Bangalore: With the inflation in the negative territory and the liquidity crunch alleviating, banks are slashing the home loan interest rates. Taking the lead, ICICI Bank has reduced its home loan rates from 13 percent to 11.5 percent. The rate cut will be applicable on home loans of less than Rs 20 lakh.
HDFC Bank has announced that it is planning to reduce its interest rates post-budget and it also plans to cut the deposit rates by 25 bps (basis points). It was early in the year that HDFC had reduced its lending rates to offer home loans up to Rs 30 lakh at a rate of 9.75 percent, while loans above Rs 30 lakh were set to be extended at 10.75 percent to the new borrowers.

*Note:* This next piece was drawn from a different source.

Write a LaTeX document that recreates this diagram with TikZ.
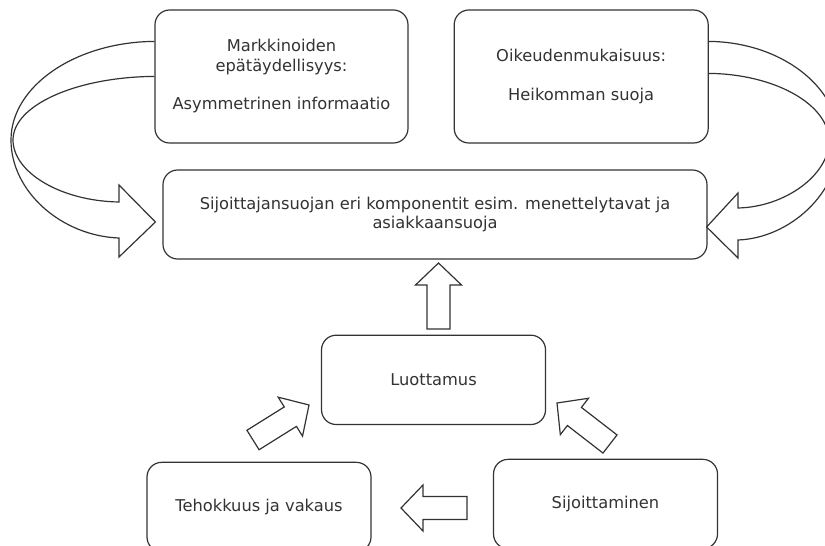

Dewan Housing Finance Corporation (DHFL), which provides home loans to the lower and middle class categories, plans to slash the interest rates by 25-50 bps in the near-term. DHFL also expects the interest rates to remain lower for some more time, because of the relief in liquidity.
The decision by the banks comes on the heels of the rate cuts announced by the Reserve Bank of India (RBI). The Repo rate, at which the RBI lends to banks, was reduced by 100 bps to 6.5 percent. The Reverse Repo rate, at which banks deposit their money with the RBI, was also cut by 100 bps to 5 percent. The government is also pressurizing RBI to lower interest rate further to ensure credit flow for all productive economic activity.
Earlier this month, the Union Finance Minister, Pranab Mukherjee in a meeting with the top executives of public sector banks (PSBs) urged the bankers to cut the lending rates further. State-run Union Bank of India has indicated a reduction in the lending rates by July, when it expects the related cost of funds to lower. The current benchmark prime lending rate of the bank is 12 percent.